Primer: Cambridge Analytica was a cyber spy network with political operations and twisted tactics.
In part:
The company at the center of the Facebook data breach boasted of using honey traps, fake news campaigns and operations with ex-spies to swing election campaigns around the world, a new investigation reveals.
Executives from Cambridge Analytica spoke to undercover reporters from Channel 4 News about the dark arts used by the company to help clients, which included entrapping rival candidates in fake bribery stings and hiring prostitutes to seduce them.

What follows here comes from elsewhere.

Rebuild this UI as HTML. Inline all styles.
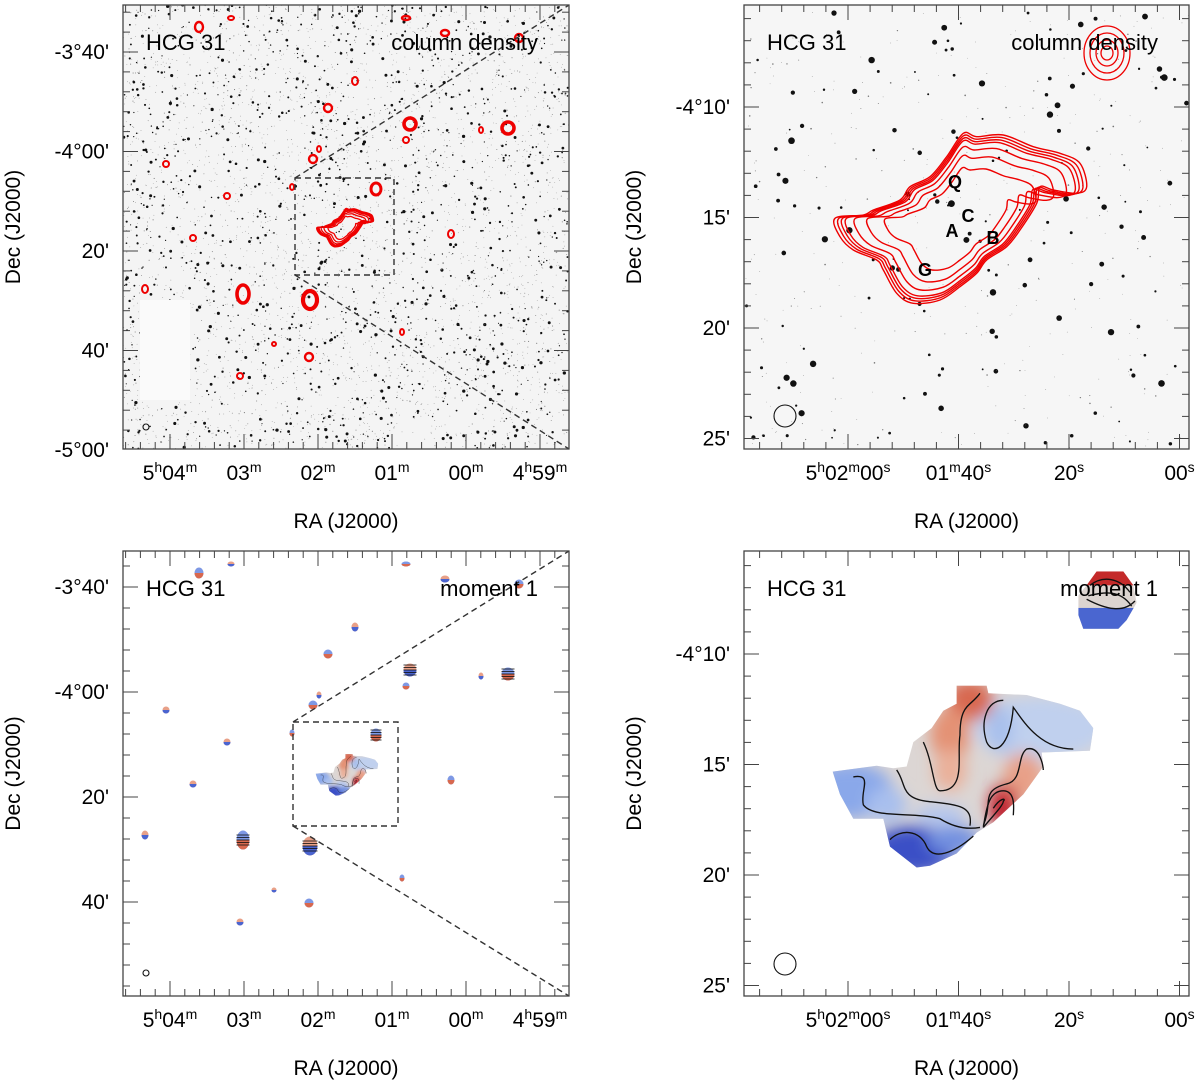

In one exchange, the company chief executive, Alexander Nix, is recorded telling reporters: “It sounds a dreadful thing to say, but these are things that don’t necessarily need to be true as long as they’re believed.” More here.
Meanwhile:
Techcrunch: Hundreds of millions of phone numbers linked to Facebook accounts have been found online.
The exposed server contained more than 419 million records over several databases on users across geographies, including 133 million records on U.S.-based Facebook users, 18 million records of users in the U.K., and another with more than 50 million records on users in Vietnam.
But because the server wasn’t protected with a password, anyone could find and access the database.
Each record contained a user’s unique Facebook ID and the phone number listed on the account. A user’s Facebook ID is typically a long, unique and public number associated with their account, which can be easily used to discern an account’s username.
But phone numbers have not been public in more than a year since Facebook restricted access to users’ phone numbers.
TechCrunch verified a number of records in the database by matching a known Facebook user’s phone number against their listed Facebook ID. We also checked other records by matching phone numbers against Facebook’s own password reset feature, which can be used to partially reveal a user’s phone number linked to their account.
Some of the records also had the user’s name, gender and location by country.